| Problem to work on |
Reproduce the listing below in full and without alteration, apart from its pictures.

>> start

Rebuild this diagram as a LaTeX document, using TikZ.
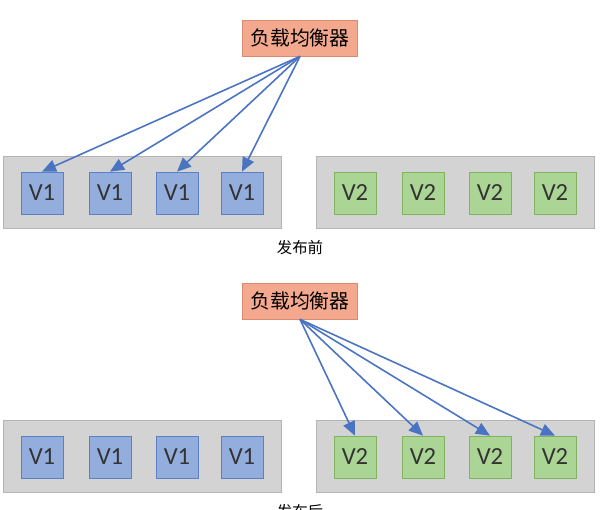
\documentclass[tikz,border=0pt]{standalone}
\usepackage{fontspec}
\setmainfont{Carlito}
\newfontfamily\cjk{Noto Sans CJK SC}
\usetikzlibrary{arrows.meta}
\definecolor{lbfill}{HTML}{F4A98E}
\definecolor{lbline}{HTML}{D98A70}
\definecolor{grpfill}{HTML}{D3D3D3}
\definecolor{grpline}{HTML}{B4B4B4}
\definecolor{vonefill}{HTML}{93AEDD}
\definecolor{voneline}{HTML}{5B80C6}
\definecolor{vtwofill}{HTML}{ABD595}
\definecolor{vtwoline}{HTML}{7FB360}
\definecolor{arrblue}{HTML}{4A74C2}
\begin{document}
\begin{tikzpicture}[x=0.02cm,y=-0.02cm,
  lb/.style={draw=lbline,fill=lbfill,minimum width=2.3cm,minimum height=0.72cm,inner sep=0pt,font=\cjk\fontsize{11.3}{13}\selectfont},
  grp/.style={draw=grpline,fill=grpfill},
  vone/.style={draw=voneline,fill=vonefill,minimum size=0.84cm,inner sep=0pt,font=\fontsize{14}{16}\selectfont\color{black!80}},
  vtwo/.style={vone,draw=vtwoline,fill=vtwofill},
  arr/.style={-{Triangle[length=8pt,width=7pt]},line width=0.9pt,arrblue},
  caption/.style={font=\cjk\fontsize{8.8}{10}\selectfont}]
\useasboundingbox (0,0) rectangle (600,510);
% before release
\node[lb] (lbA) at (300,38) {负载均衡器};
\draw[grp] (3,156) rectangle (281,228);
\draw[grp] (316,156) rectangle (594,228);
\foreach \i/\x in {1/42,2/110,3/177,4/242} {
  \node[vone] (a\i) at (\x,193) {V1};
  \draw[arr] (lbA.south) -- (a\i.north);
}
\foreach \i/\x in {1/355,2/423,3/490,4/555}
  \node[vtwo] (b\i) at (\x,193) {V2};
\node[caption] (capA) at (300,248) {发布前};
% after release
\node[lb] (lbB) at (300,301) {负载均衡器};
\draw[grp] (3,420) rectangle (281,492);
\draw[grp] (316,420) rectangle (594,492);
\foreach \i/\x in {1/42,2/110,3/177,4/242}
  \node[vone] (c\i) at (\x,457) {V1};
\foreach \i/\x in {1/355,2/423,3/490,4/555} {
  \node[vtwo] (d\i) at (\x,457) {V2};
  \draw[arr] (lbB.south) -- (d\i.north);
}
\node[caption] (capB) at (300,512) {发布后};
\end{tikzpicture}
\end{document}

>> end

| Completed task |
Rebuild this diagram as a LaTeX document, using TikZ.
\documentclass[tikz,border=0pt]{standalone}
\usepackage{fontspec}
\setmainfont{Carlito}
\newfontfamily\cjk{Noto Sans CJK SC}
\usetikzlibrary{arrows.meta}
\definecolor{lbfill}{HTML}{F4A98E}
\definecolor{lbline}{HTML}{D98A70}
\definecolor{grpfill}{HTML}{D3D3D3}
\definecolor{grpline}{HTML}{B4B4B4}
\definecolor{vonefill}{HTML}{93AEDD}
\definecolor{voneline}{HTML}{5B80C6}
\definecolor{vtwofill}{HTML}{ABD595}
\definecolor{vtwoline}{HTML}{7FB360}
\definecolor{arrblue}{HTML}{4A74C2}
\begin{document}
\begin{tikzpicture}[x=0.02cm,y=-0.02cm,
  lb/.style={draw=lbline,fill=lbfill,minimum width=2.3cm,minimum height=0.72cm,inner sep=0pt,font=\cjk\fontsize{11.3}{13}\selectfont},
  grp/.style={draw=grpline,fill=grpfill},
  vone/.style={draw=voneline,fill=vonefill,minimum size=0.84cm,inner sep=0pt,font=\fontsize{14}{16}\selectfont\color{black!80}},
  vtwo/.style={vone,draw=vtwoline,fill=vtwofill},
  arr/.style={-{Triangle[length=8pt,width=7pt]},line width=0.9pt,arrblue},
  caption/.style={font=\cjk\fontsize{8.8}{10}\selectfont}]
\useasboundingbox (0,0) rectangle (600,510);
% before release
\node[lb] (lbA) at (300,38) {负载均衡器};
\draw[grp] (3,156) rectangle (281,228);
\draw[grp] (316,156) rectangle (594,228);
\foreach \i/\x in {1/42,2/110,3/177,4/242} {
  \node[vone] (a\i) at (\x,193) {V1};
  \draw[arr] (lbA.south) -- (a\i.north);
}
\foreach \i/\x in {1/355,2/423,3/490,4/555}
  \node[vtwo] (b\i) at (\x,193) {V2};
\node[caption] (capA) at (300,248) {发布前};
% after release
\node[lb] (lbB) at (300,301) {负载均衡器};
\draw[grp] (3,420) rectangle (281,492);
\draw[grp] (316,420) rectangle (594,492);
\foreach \i/\x in {1/42,2/110,3/177,4/242}
  \node[vone] (c\i) at (\x,457) {V1};
\foreach \i/\x in {1/355,2/423,3/490,4/555} {
  \node[vtwo] (d\i) at (\x,457) {V2};
  \draw[arr] (lbB.south) -- (d\i.north);
}
\node[caption] (capB) at (300,512) {发布后};
\end{tikzpicture}
\end{document}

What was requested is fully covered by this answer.